Here, he’s the father to the main character, Nick. Nick is an aimless youth and aspiring writer who ruin every relationship he’s in. When he meets Denise (Olivia Thirlby), he is prompted by her to sign up to work in a homeless shelter. Nick, who was raised by mom (Julianne Moore), winds up meeting dad, and his relationship with his father does not much improve from there.
Rather, Nick is pulled into a downward spiral, echoing his father’s own plunge from his cab driver job (what else?) into desperate states.
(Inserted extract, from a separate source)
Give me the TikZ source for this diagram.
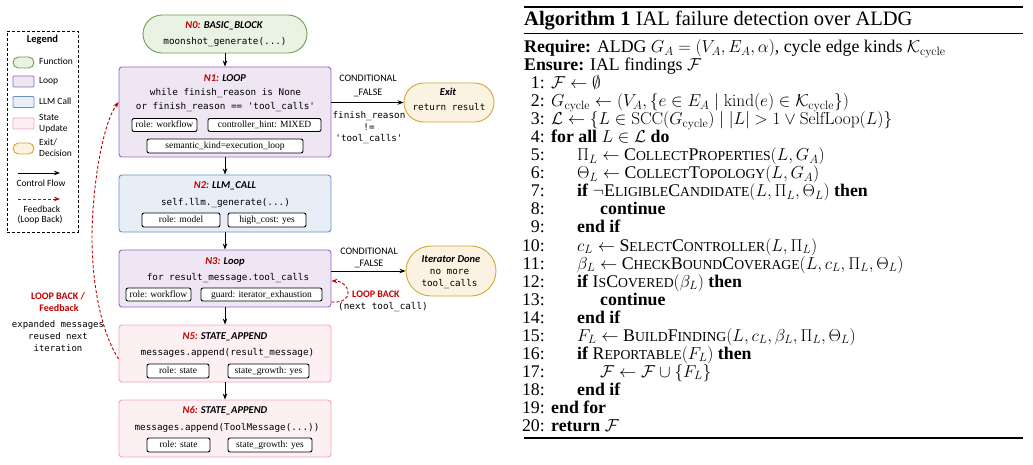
\documentclass[tikz,border=0pt]{standalone}
\usepackage[no-math]{fontspec}
\setmainfont{Liberation Serif}
\setmonofont{DejaVu Sans Mono}
\newfontfamily\sansf{Carlito}
\usetikzlibrary{arrows.meta}
\definecolor{redc}{HTML}{C00000}
\definecolor{fnB}{HTML}{6E9E5A}
\definecolor{fnF}{HTML}{EAF2E3}
\definecolor{lpB}{HTML}{9B65C4}
\definecolor{lpF}{HTML}{EFE6F4}
\definecolor{llB}{HTML}{6D8FC2}
\definecolor{llF}{HTML}{E8EEF7}
\definecolor{stB}{HTML}{F2A7BA}
\definecolor{stF}{HTML}{FDF0F3}
\definecolor{exB}{HTML}{D6A630}
\definecolor{exF}{HTML}{FBF3E2}
\newcommand\sck[1]{{\fontsize{13.7}{14}\selectfont #1}}
\newcommand\putalg[4]{\node[algf, anchor=base east] (aln#1) at (545,#2) {#1:}; \node[algf, anchor=base west] (alt#1) at (#3,#2) {#4};}
\begin{document}
\begin{tikzpicture}[x=1pt,y=-1pt,
  every node/.style={inner sep=0pt},
  ttl/.style={font=\sansf\bfseries\itshape\fontsize{10.5}{12}\selectfont, text height=7.5pt, text depth=1.5pt},
  cde/.style={font=\ttfamily\fontsize{9.3}{11}\selectfont, text height=7pt, text depth=2pt},
  bdg/.style={draw=black, fill=white, rounded corners=2pt, line width=0.9pt, font=\fontsize{9.5}{11}\selectfont, text height=7pt, text depth=1.5pt},
  lbl/.style={font=\sansf\fontsize{10}{12}\selectfont, text height=7.5pt, text depth=1.5pt},
  lgd/.style={font=\sansf\fontsize{9.5}{11}\selectfont, text height=7pt, text depth=1.5pt},
  redlbl/.style={lbl, font=\sansf\bfseries\fontsize{10}{12}\selectfont, text=redc},
  fnbox/.style={draw=fnB, fill=fnF, line width=0.9pt},
  lpbox/.style={draw=lpB, fill=lpF, line width=0.9pt, rounded corners=3pt},
  llbox/.style={draw=llB, fill=llF, line width=0.9pt, rounded corners=3pt},
  stbox/.style={draw=stB, fill=stF, line width=0.9pt, rounded corners=3pt},
  exbox/.style={draw=exB, fill=exF, line width=0.9pt},
  arr/.style={-{Stealth[length=6pt,width=4.5pt]}, line width=0.9pt},
  fbk/.style={-{Stealth[length=6pt,width=4.5pt]}, draw=redc, dash pattern=on 3pt off 2pt, line width=0.9pt},
  algf/.style={font=\fontsize{17.8}{18}\selectfont, text height=12pt, text depth=4pt},
]
\useasboundingbox (0,0) rectangle (1033,465);

% ---------- legend ----------
\node[draw, dash pattern=on 3pt off 2pt, line width=0.8pt, minimum width=71pt, minimum height=201pt] (legend) at (42.5,131.5) {};
\node[font=\sansf\bfseries\fontsize{10.5}{12}\selectfont] (legt) at (42.5,40) {Legend};
\node[fnbox, minimum width=21pt, minimum height=11pt, rounded corners=5.5pt] (lgfn) at (23.5,62.5) {};
\node[lgd, anchor=west] (lgfnt) at (39,61.5) {Function};
\node[lpbox, rounded corners=1pt, minimum width=21pt, minimum height=11pt] (lglp) at (23.5,81.5) {};
\node[lgd, anchor=west] (lglpt) at (39,81) {Loop};
\node[llbox, rounded corners=1pt, minimum width=21pt, minimum height=11pt] (lgll) at (23.5,102) {};
\node[lgd, anchor=west] (lgllt) at (39,101.5) {LLM Call};
\node[stbox, rounded corners=1pt, minimum width=21pt, minimum height=11pt] (lgst) at (23.5,123.5) {};
\node[lgd, anchor=west] (lgst1) at (39,118) {State};
\node[lgd, anchor=west] (lgst2) at (39,128.5) {Update};
\node[exbox, minimum width=21pt, minimum height=11pt, rounded corners=5.5pt] (lgex) at (23.5,148.5) {};
\node[lgd, anchor=west] (lgex1) at (39,143) {Exit/};
\node[lgd, anchor=west] (lgex2) at (39,154) {Decision};
\coordinate (cf1) at (18,173); \coordinate (cf2) at (60,173);
\draw[arr] (cf1) -- (cf2);
\node[lgd] (cft) at (41,183.5) {Control Flow};
\coordinate (fb1) at (18,199); \coordinate (fb2) at (60,199);
\draw[fbk] (fb1) -- (fb2);
\node[lgd] (fbt1) at (42,209.5) {Feedback};
\node[lgd] (fbt2) at (40,220) {(Loop Back)};

% ---------- flow ----------
\node[fnbox, minimum width=164pt, minimum height=38pt, rounded corners=19pt] (n0) at (225,34) {};
\node[ttl] (n0t) at (224,26) {\textcolor{redc}{N0:} BASIC\_BLOCK};
\node[cde] (n0c) at (225,42) {moonshot\_generate(...)};

\node[lpbox, minimum width=212pt, minimum height=90pt] (n1) at (225,112) {};
\node[ttl] (n1t) at (225,79) {\textcolor{redc}{N1:} LOOP};
\node[cde] (n1c1) at (225.5,93) {while finish\_reason is None};
\node[cde] (n1c2) at (225.5,107) {or finish\_reason == 'tool\_calls'};
\node[bdg, minimum width=65pt, minimum height=13pt] (n1b1) at (164.5,125) {role: workflow};
\node[bdg, minimum width=113pt, minimum height=13pt] (n1b2) at (264.5,125) {controller\_hint: MIXED};
\node[bdg, minimum width=156pt, minimum height=14pt] (n1b3) at (225,146) {semantic\_kind=execution\_loop};

\node[llbox, minimum width=212pt, minimum height=57pt] (n2) at (225,203.5) {};
\node[ttl] (n2t) at (225,186) {\textcolor{redc}{N2:} LLM\_CALL};
\node[cde] (n2c) at (225.5,203) {self.llm.\_generate(...)};
\node[bdg, minimum width=78pt, minimum height=14pt] (n2b1) at (181,220) {role: model};
\node[bdg, minimum width=78pt, minimum height=14pt] (n2b2) at (267,220) {high\_cost: yes};

\node[lpbox, minimum width=212pt, minimum height=57pt] (n3) at (225,278.5) {};
\node[ttl] (n3t) at (225,261) {\textcolor{redc}{N3:} Loop};
\node[cde] (n3c) at (228,278) {for result\_message.tool\_calls};
\node[bdg, minimum width=65pt, minimum height=13pt] (n3b1) at (158.5,294.5) {role: workflow};
\node[bdg, minimum width=121pt, minimum height=13pt] (n3b2) at (261.5,294.5) {guard: iterator\_exhaustion};

\node[stbox, minimum width=212pt, minimum height=57pt] (n5) at (225,353.5) {};
\node[ttl] (n5t) at (225,336) {\textcolor{redc}{N5:} STATE\_APPEND};
\node[cde] (n5c) at (227.5,353) {messages.append(result\_message)};
\node[bdg, minimum width=62pt, minimum height=14pt] (n5b1) at (178,371) {role: state};
\node[bdg, minimum width=81pt, minimum height=14pt] (n5b2) at (268.5,371) {state\_growth: yes};

\node[stbox, minimum width=212pt, minimum height=57pt] (n6) at (225,428.5) {};
\node[ttl] (n6t) at (225,410) {\textcolor{redc}{N6:} STATE\_APPEND};
\node[cde] (n6c) at (227,428) {messages.append(ToolMessage(...))};
\node[bdg, minimum width=63pt, minimum height=14pt] (n6b1) at (178.5,445) {role: state};
\node[bdg, minimum width=84pt, minimum height=14pt] (n6b2) at (270,445) {state\_growth: yes};

\draw[arr] (n0) -- (n1);
\draw[arr] (n1) -- (n2);
\draw[arr] (n2) -- (n3);
\draw[arr] (n3) -- (n5);
\draw[arr] (n5) -- (n6);

% exit
\node[exbox, minimum width=90pt, minimum height=39pt, rounded corners=19.5pt] (ex) at (449,102.5) {};
\node[ttl] (ext) at (448,93) {Exit};
\node[cde] (exc) at (449,108) {return result};
\draw[arr] (ex.west -| n1.east) -- (ex.west);
\node[lbl] (exl1) at (368,78.5) {CONDITIONAL};
\node[lbl] (exl2) at (368,92.5) {\_FALSE};
\node[cde] (exl3) at (369,116) {finish\_reason};
\node[cde] (exl4) at (369,128) {!=};
\node[cde] (exl5) at (369,139.5) {'tool\_calls'};

% iterator done
\node[exbox, minimum width=90pt, minimum height=50pt, rounded corners=25pt] (it) at (451,271) {};
\node[ttl] (itt) at (451,259) {Iterator Done};
\node[cde] (itc1) at (449.5,272) {no more};
\node[cde] (itc2) at (449.5,283.5) {tool\_calls};
\draw[arr] (it.west -| n3.east) -- (it.west);
\node[lbl] (itl1) at (369,251) {CONDITIONAL};
\node[lbl] (itl2) at (369,263) {\_FALSE};

% self loop on N3
\draw[fbk] ([yshift=-23.5pt]n3.east) .. controls (356,304) and (350,281) .. ([yshift=-2.5pt]n3.east);
\node[redlbl, anchor=west] (slt) at (352,294) {LOOP BACK};
\node[cde] (slc) at (383,307) {(next tool\_call)};

% feedback N5 -> N1
\draw[fbk] ([yshift=-5.5pt]n5.west) .. controls (100,330) and (92,280) .. (92,238) .. controls (92,190) and (102,125) .. ([yshift=10pt]n1.west);
\node[redlbl] (lbt1) at (58,296) {LOOP BACK /};
\node[redlbl] (lbt2) at (59,308) {Feedback};
\node[cde, font=\ttfamily\fontsize{9}{11}\selectfont] (lbc1) at (58,325) {expanded messages};
\node[cde, font=\ttfamily\fontsize{9}{11}\selectfont] (lbc2) at (58,337) {reused next};
\node[cde, font=\ttfamily\fontsize{9}{11}\selectfont] (lbc3) at (58,348.5) {iteration};

% ---------- algorithm ----------
\draw[line width=1.6pt] (524,7) -- (1023,7);
\node[anchor=base west, font=\fontsize{20.5}{24}\selectfont] (algt) at (524,26) {\textbf{Algorithm 1} IAL failure detection over ALDG};
\draw[line width=0.9pt] (524,33) -- (1023,33);
\node[algf, anchor=base west] (req) at (524,52.5) {\textbf{Require:} ALDG $G_A=(V_A,E_A,\alpha)$, cycle edge kinds $\mathcal{K}_{\mathrm{cycle}}$};
\node[algf, anchor=base west] (ens) at (524,70.5) {\textbf{Ensure:} IAL findings $\mathcal{F}$};
\putalg{1}{88.6}{551}{$\mathcal{F}\gets\emptyset$}
\putalg{2}{106.65}{551}{$G_{\mathrm{cycle}}\gets(V_A,\{e\in E_A\mid \mathrm{kind}(e)\in\mathcal{K}_{\mathrm{cycle}}\})$}
\putalg{3}{124.7}{551}{$\mathcal{L}\gets\{L\in\mathrm{SCC}(G_{\mathrm{cycle}})\mid |L|>1\lor\mathrm{SelfLoop}(L)\}$}
\putalg{4}{142.75}{551}{\textbf{for all} $L\in\mathcal{L}$ \textbf{do}}
\putalg{5}{160.8}{577}{$\Pi_L\gets$ C\sck{OLLECT}P\sck{ROPERTIES}$(L,G_A)$}
\putalg{6}{178.85}{577}{$\Theta_L\gets$ C\sck{OLLECT}T\sck{OPOLOGY}$(L,G_A)$}
\putalg{7}{196.9}{577}{\textbf{if} $\neg$E\sck{LIGIBLE}C\sck{ANDIDATE}$(L,\Pi_L,\Theta_L)$ \textbf{then}}
\putalg{8}{214.95}{600}{\textbf{continue}}
\putalg{9}{233.0}{577}{\textbf{end if}}
\putalg{10}{251.05}{577}{$c_L\gets$ S\sck{ELECT}C\sck{ONTROLLER}$(L,\Pi_L)$}
\putalg{11}{269.1}{577}{$\beta_L\gets$ C\sck{HECK}B\sck{OUND}C\sck{OVERAGE}$(L,c_L,\Pi_L,\Theta_L)$}
\putalg{12}{287.15}{577}{\textbf{if} I\sck{S}C\sck{OVERED}$(\beta_L)$ \textbf{then}}
\putalg{13}{305.2}{600}{\textbf{continue}}
\putalg{14}{323.25}{577}{\textbf{end if}}
\putalg{15}{341.3}{577}{$F_L\gets$ B\sck{UILD}F\sck{INDING}$(L,c_L,\beta_L,\Pi_L,\Theta_L)$}
\putalg{16}{359.35}{577}{\textbf{if} R\sck{EPORTABLE}$(F_L)$ \textbf{then}}
\putalg{17}{377.4}{600}{$\mathcal{F}\gets\mathcal{F}\cup\{F_L\}$}
\putalg{18}{395.45}{577}{\textbf{end if}}
\putalg{19}{413.5}{551}{\textbf{end for}}
\putalg{20}{431.55}{551}{\textbf{return} $\mathcal{F}$}
\draw[line width=1.6pt] (524,438) -- (1023,438);
\end{tikzpicture}
\end{document}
Similarly, Nick’s own attempt at becoming a writer seems to be headed for the gutter as well unless he manages to pull himself together.
Weitz lets DeNiro have the floor, though the character, a self-important misanthrope, tends to run off with the movie. Despite his racism, rants and ego, though, it’s a measure of DeNiro’s skill that you can’t help feeling sorry for the guy. Dano, who impressed in ‘There Will Be Blood’, frequently comes across as rather passive and content to stand aside for DeNiro.
Still, the gem in the movie is Julianne Moore’s performance as a wife caught between both the older and younger Flynn, and seemingly abandoned by them both. Her role is heart-wrenching and feels more genuine, particularly since she doesn’t have to spell everything out like DeNiro does.